KILLING JOKE〔キリング・ジョーク〕は、今回取り上げている12thアルバム「HOSANNAS FROM THE BASEMENTS OF HELL」を聴くまでは、ロックを聴き始めた遥か昔(たぶん1980年代中頃)に1stアルバム「KILLING JOKE」を聴いたのが最後だった。
1stアルバム「KILLING JOKE」はそれなりに愛聴盤になっていたのだが、それ以降、何となく聴くタイミングを逃してしまっていた。
昔はロックを聴くということはアルバムを聴くということに等しかった時代であり、アルバムを聴くということは40分ほど集中して音楽を聴くということに他ならず、けっこうなエネルギー消費を要求される作業なのである。
更にアルバムとは1980年代当時で2,800円くらいする高価な品物であり、現在(2020年)のような聴き放題の音楽配信サービスなど存在しない時代では、聴きたくても聴くことが出来ず、いつの間にか聴かなくなってしまうアーティストというのも少なくなかった。
KILLING JOKEとは筆者にとって、その類のアーティストだったのである。
それが何故久しぶりにKILLING JOKEのアルバムを買って聴いてみたくなったのかと言えば、本作に参加しているPaul Raven〔ポール・レイヴン〕の訃報(2007年永眠)を知ったからだ。

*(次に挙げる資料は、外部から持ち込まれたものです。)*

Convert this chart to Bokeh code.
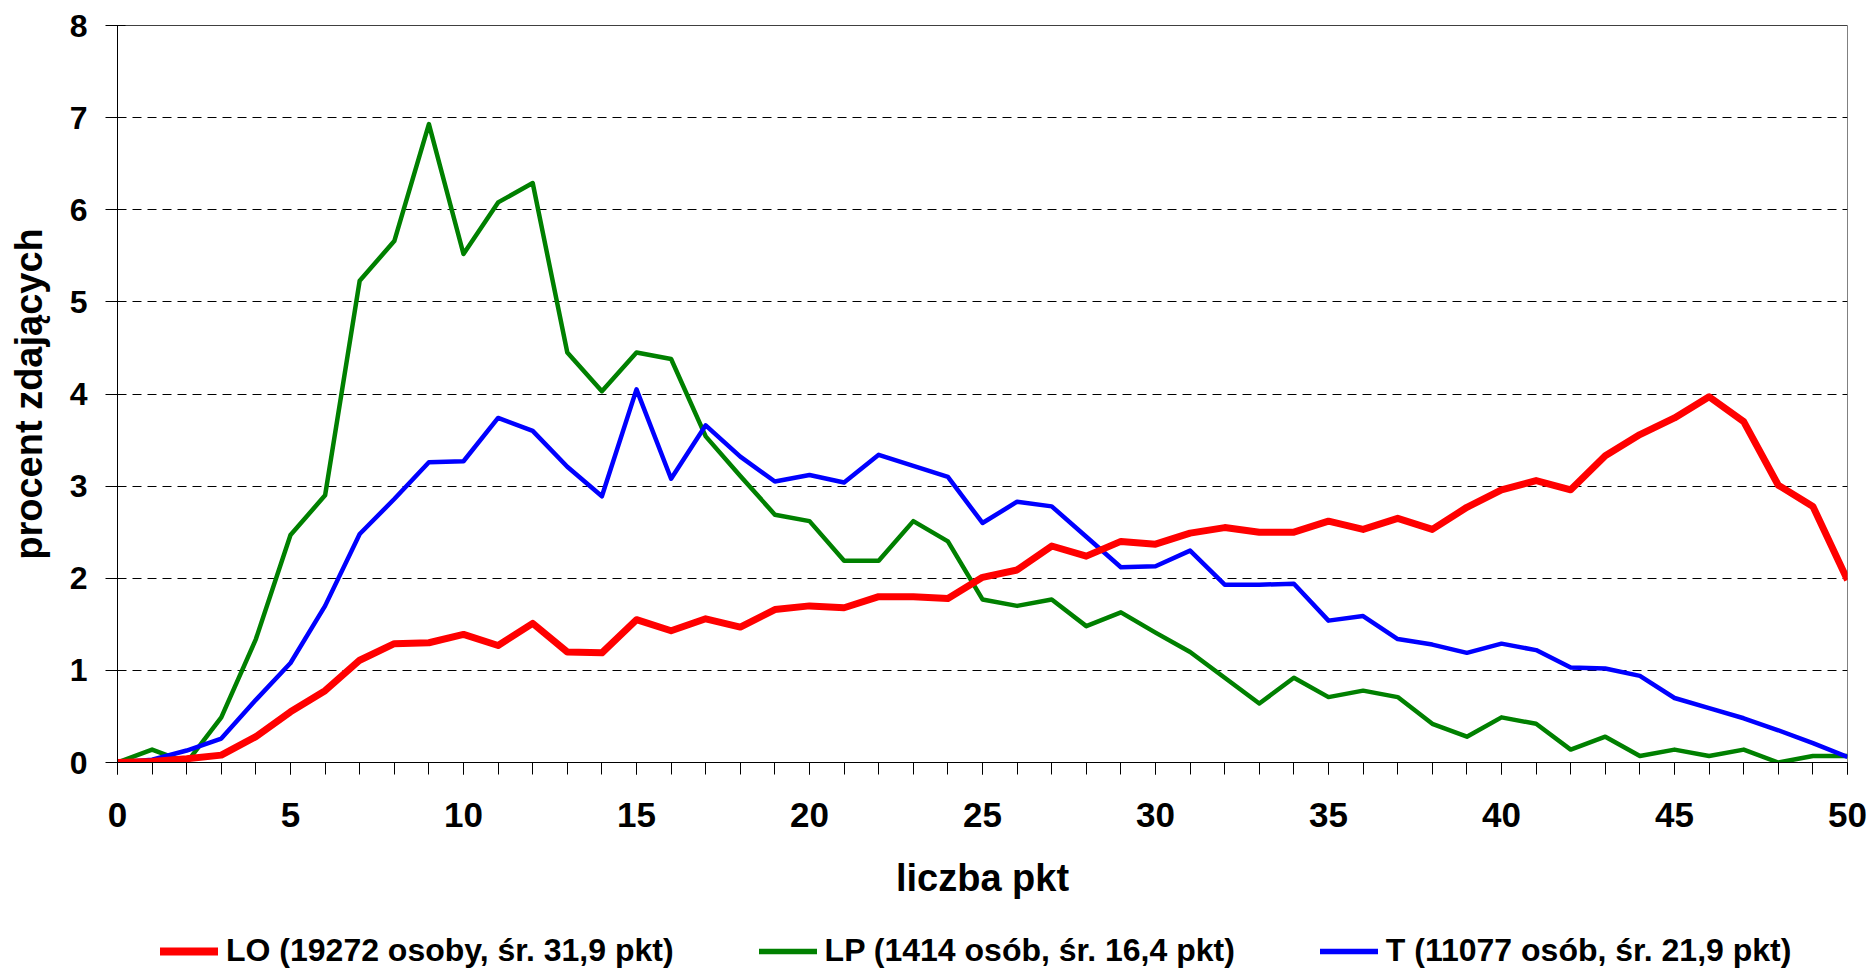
from bokeh.plotting import figure
from bokeh.layouts import column
from bokeh.models import Range1d, FixedTicker, Legend, LegendItem, Span, ColumnDataSource
from bokeh.embed import file_html
from bokeh.resources import INLINE

points = list(range(51))

lo = [0.00, 0.01, 0.04, 0.08, 0.28, 0.55, 0.78, 1.11, 1.29, 1.30,
      1.39, 1.27, 1.51, 1.20, 1.19, 1.55, 1.43, 1.56, 1.47, 1.66,
      1.70, 1.68, 1.80, 1.80, 1.78, 2.01, 2.09, 2.35, 2.24, 2.40,
      2.37, 2.49, 2.55, 2.50, 2.50, 2.62, 2.53, 2.65, 2.53, 2.77,
      2.96, 3.06, 2.96, 3.33, 3.56, 3.74, 3.97, 3.70, 3.01, 2.78,
      1.98]

lp = [0.00, 0.14, 0.00, 0.49, 1.34, 2.47, 2.90, 5.23, 5.66, 6.93,
      5.52, 6.08, 6.29, 4.45, 4.03, 4.45, 4.38, 3.54, 3.11, 2.69,
      2.62, 2.19, 2.19, 2.62, 2.40, 1.77, 1.70, 1.77, 1.48, 1.63,
      1.41, 1.20, 0.92, 0.64, 0.92, 0.71, 0.78, 0.71, 0.42, 0.28,
      0.49, 0.42, 0.14, 0.28, 0.07, 0.14, 0.07, 0.14, 0.00, 0.07,
      0.07]

t = [0.00, 0.03, 0.13, 0.26, 0.68, 1.08, 1.70, 2.48, 2.86, 3.26,
     3.27, 3.74, 3.60, 3.21, 2.89, 4.05, 3.08, 3.66, 3.32, 3.05,
     3.12, 3.04, 3.34, 3.22, 3.10, 2.60, 2.83, 2.78, 2.45, 2.12,
     2.13, 2.30, 1.93, 1.93, 1.94, 1.54, 1.59, 1.34, 1.28, 1.19,
     1.29, 1.22, 1.03, 1.02, 0.94, 0.70, 0.59, 0.48, 0.35, 0.21,
     0.06]

series_labels = ["LO (19272 osoby, śr. 31,9 pkt)",
                 "LP (1414 osób, śr. 16,4 pkt)",
                 "T (11077 osób, śr. 21,9 pkt)"]
series_keys = ["lo", "lp", "t"]
series_colors = ["#FF0000", "#008000", "#0000FF"]
series_widths = [7, 4.5, 4.5]
x_ticks = [0, 5, 10, 15, 20, 25, 30, 35, 40, 45, 50]
y_ticks = [0, 1, 2, 3, 4, 5, 6, 7, 8]
x_title = "liczba pkt"
y_title = "procent zdających"

FONT = "Liberation Sans"

src = ColumnDataSource(dict(x=points, lo=lo, lp=lp, t=t))

p = figure(width=1872, height=921, output_backend="svg", toolbar_location=None,
           x_range=Range1d(0, 50), y_range=Range1d(0, 8),
           min_border_left=117, min_border_right=25,
           min_border_top=25, min_border_bottom=159)
p.background_fill_color = "white"
p.border_fill_color = "white"
p.outline_line_color = "#808080"
p.outline_line_width = 1

# grid
p.xgrid.visible = False
p.ygrid.ticker = FixedTicker(ticks=y_ticks[1:-1])
p.ygrid.grid_line_color = "black"
p.ygrid.grid_line_width = 1
p.ygrid.grid_line_dash = "9 6"
p.add_layout(Span(location=8, dimension="width", line_color="black", line_width=1))

# x axis
xa = p.xaxis[0]
xa.ticker = FixedTicker(ticks=x_ticks, minor_ticks=points)
xa.axis_line_color = "black"
xa.axis_line_width = 1
xa.major_tick_line_color = "black"
xa.minor_tick_line_color = "black"
xa.major_tick_in = 0
xa.major_tick_out = 12
xa.minor_tick_in = 0
xa.minor_tick_out = 12
xa.major_label_text_font = FONT
xa.major_label_text_font_style = "bold"
xa.major_label_text_font_size = "35px"
xa.major_label_text_color = "black"
xa.major_label_standoff = 28
xa.axis_label = x_title
xa.axis_label_text_font = FONT
xa.axis_label_text_font_style = "bold"
xa.axis_label_text_font_size = "38px"
xa.axis_label_text_color = "black"
xa.axis_label_standoff = 27

# y axis
ya = p.yaxis[0]
ya.ticker = FixedTicker(ticks=y_ticks, minor_ticks=[])
ya.axis_line_color = "black"
ya.axis_line_width = 1
ya.major_tick_line_color = "black"
ya.major_tick_in = 8
ya.major_tick_out = 12
ya.minor_tick_in = 0
ya.minor_tick_out = 0
ya.major_label_text_font = FONT
ya.major_label_text_font_style = "bold"
ya.major_label_text_font_size = "32px"
ya.major_label_text_color = "black"
ya.major_label_standoff = 18
ya.axis_label = y_title
ya.axis_label_text_font = FONT
ya.axis_label_text_font_style = "bold"
ya.axis_label_text_font_size = "38px"
ya.axis_label_text_color = "black"
ya.axis_label_standoff = 17

# draw order: LP, T, then LO on top
for i in [1, 2, 0]:
    p.line("x", series_keys[i], source=src, line_color=series_colors[i],
           line_width=series_widths[i], line_join="round")

# legend strip below the chart (its series lie outside its visible range)
pl = figure(width=1872, height=50, output_backend="svg", toolbar_location=None,
            x_axis_type=None, y_axis_type=None,
            x_range=Range1d(0, 50), y_range=Range1d(-20, -10),
            min_border_left=117, min_border_right=25,
            min_border_top=0, min_border_bottom=0)
pl.outline_line_color = None
pl.xgrid.visible = False
pl.ygrid.visible = False
pl.background_fill_color = "white"
pl.border_fill_color = "white"

items = []
for lab, key, col, lw in zip(series_labels, series_keys, series_colors, series_widths):
    r = pl.line("x", key, source=src, line_color=col, line_width=lw + 1, line_cap="round")
    items.append(LegendItem(label=lab, renderers=[r]))

legend = Legend(items=items, orientation="horizontal", location=(43, 2),
                padding=0, margin=0, spacing=85, glyph_width=58, glyph_height=20,
                label_standoff=8, border_line_color=None, background_fill_alpha=0,
                label_text_font=FONT, label_text_font_style="bold",
                label_text_font_size="32px", label_text_color="black")
pl.add_layout(legend)

open("out.html", "w").write(file_html(column(p, pl, spacing=0), INLINE))
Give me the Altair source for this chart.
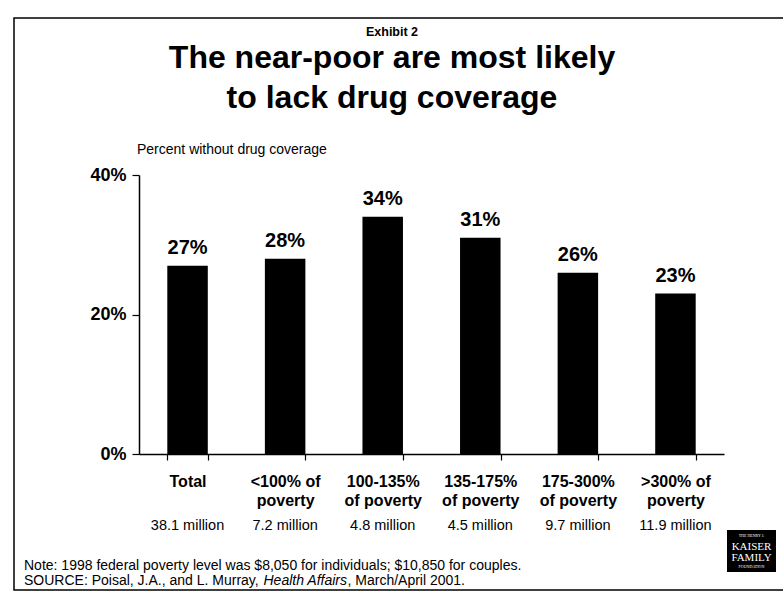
import altair as alt
import pandas as pd

# ---- data ----
categories = ["Total", "<100% of|poverty", "100-135%|of poverty",
              "135-175%|of poverty", "175-300%|of poverty", ">300% of|poverty"]
pct = [27, 28, 34, 31, 26, 23]
millions = ["38.1 million", "7.2 million", "4.8 million",
            "4.5 million", "9.7 million", "11.9 million"]
y_ticks = [0, 20, 40]

exhibit = "Exhibit 2"
title_lines = ["The near-poor are most likely", "to lack drug coverage"]
subtitle = "Percent without drug coverage"
note = "Note: 1998 federal poverty level was $8,050 for individuals; $10,850 for couples."
source_parts = ["SOURCE: Poisal, J.A., and L. Murray, ", "Health Affairs", ", March/April 2001."]

FONT = "Liberation Sans"

df = pd.DataFrame({
    "cat": categories,
    "pct": pct,
    "lab": [f"{v}%" for v in pct],
    "mil": millions,
})

W, H = 585, 279
LEFT, TOP = 139, 175

base = alt.Chart(df)

x_enc = alt.X("cat:N", sort=categories, title=None,
              scale=alt.Scale(paddingInner=0.585, paddingOuter=0.29),
              axis=alt.Axis(labelAngle=0, labelFont=FONT, labelFontSize=16,
                            labelFontWeight="bold", labelColor="black",
                            labelExpr="split(datum.label, '|')",
                            labelLineHeight=19.5, labelBaseline="top",
                            labelPadding=13, labelLimit=0,
                            tickBand="extent", tickSize=6, tickColor="black",
                            tickWidth=1.2, domainColor="black", domainWidth=1.5))

bars = base.mark_bar(color="black").encode(
    x=x_enc,
    y=alt.Y("pct:Q", title=None, scale=alt.Scale(domain=[0, 40]),
            axis=alt.Axis(values=y_ticks, labelExpr="datum.value + '%'",
                          labelFont=FONT, labelFontSize=18, labelFontWeight="bold",
                          labelColor="black", labelPadding=6, tickSize=7,
                          tickColor="black", tickWidth=1.2, domainColor="black",
                          domainWidth=1.5, grid=False)),
)

values = base.mark_text(baseline="bottom", dy=-8, font=FONT, fontSize=20,
                        fontWeight="bold", color="black").encode(
    x=alt.X("cat:N", sort=categories), y="pct:Q", text="lab:N")

mil_text = base.mark_text(baseline="middle", font=FONT, fontSize=14.5,
                          color="black").encode(
    x=alt.X("cat:N", sort=categories), y=alt.value(526 - TOP), text="mil:N")


def label(text, x, y, size, weight="normal", align="center", style="normal",
          color="black", font=FONT):
    return alt.Chart(pd.DataFrame({"t": [text]})).mark_text(
        align=align, baseline="middle", font=font, fontSize=size,
        fontWeight=weight, fontStyle=style, color=color
    ).encode(text="t:N", x=alt.value(x - LEFT), y=alt.value(y - TOP))


one = pd.DataFrame({"a": [0]})
frame = alt.Chart(one).mark_rect(fill=None, stroke="black", strokeWidth=1.5).encode(
    x=alt.value(14 - LEFT), x2=alt.value(800 - LEFT),
    y=alt.value(18 - TOP), y2=alt.value(590 - TOP))

logo_box = alt.Chart(one).mark_rect(color="black").encode(
    x=alt.value(727 - LEFT), x2=alt.value(776 - LEFT),
    y=alt.value(530 - TOP), y2=alt.value(572 - TOP))

NS = 14
texts = [
    label(exhibit, 392, 32, 12.5, "bold"),
    label(title_lines[0], 392, 58, 32, "bold"),
    label(title_lines[1], 392, 98, 32, "bold"),
    label(subtitle, 137, 150, 14, align="left"),
    label(note, 24, 566, NS, align="left"),
    label(source_parts[0], 24, 581, NS, align="left"),
    label(source_parts[1], 24 + 239.5, 581, NS, align="left", style="italic"),
    label(source_parts[2], 24 + 323.5, 581, NS, align="left"),
    label("THE HENRY J.", 751.5, 536, 4, color="white", font="Liberation Serif"),
    label("KAISER", 751.5, 547, 11, color="white", font="Liberation Serif"),
    label("FAMILY", 751.5, 558, 11, color="white", font="Liberation Serif"),
    label("FOUNDATION", 751.5, 567, 4, color="white", font="Liberation Serif"),
]

chart = alt.layer(frame, bars, values, mil_text, logo_box, *texts).properties(
    width=W, height=H,
    autosize=alt.AutoSizeParams(type="none"),
    padding={"left": LEFT, "top": TOP, "right": 783 - LEFT - W, "bottom": 602 - TOP - H},
    background="white",
).configure_view(stroke=None)

chart.save("out.html", embed_options={"renderer": "svg", "actions": False})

Paul RavenはKILLING JOKEに比較的永く在籍し、その後はMINISTRY〔ミニストリー〕やPRONG〔プロング〕等、多くのインダストリアル系グループで活躍してきたベーシストである。
筆者にとってPaul Ravenはというベーシストを意識した切っ掛けは、自分の最も好きなバンドであるTHE DOGS D'AMOUR〔ザ・ドッグス・ダムール〕のシンガー/ギタリストのTylaがキャリアの初期において在籍していたKITSCH〔キッチュ〕というバンドにPaul Ravenも在籍していたからだ。
Paul Ravenの訃報を受け、急に彼のプレイを聴いてみたくなり購入したのが今回取り上げている「HOSANNAS FROM THE BASEMENTS OF HELL」なのである(当時、Paul Ravenの参加作としてはこのアルバムが最も入手し易かった)。
一応、シンセサイザーも随所に使われており、インダストリアル・メタルにカテゴライズできる作品だと思うのだが、ベースもドラムも人が演奏しているため、それほどマシーナリーな質感は無い。
むしろVictor Safonkin〔ビクター・サフォンキン〕が描いたアルバム・カヴァーからイメージできるゴシックな質感が強いため、インダストリアルというよりはゴシック・ロックに近い音を楽しめる一枚になっている。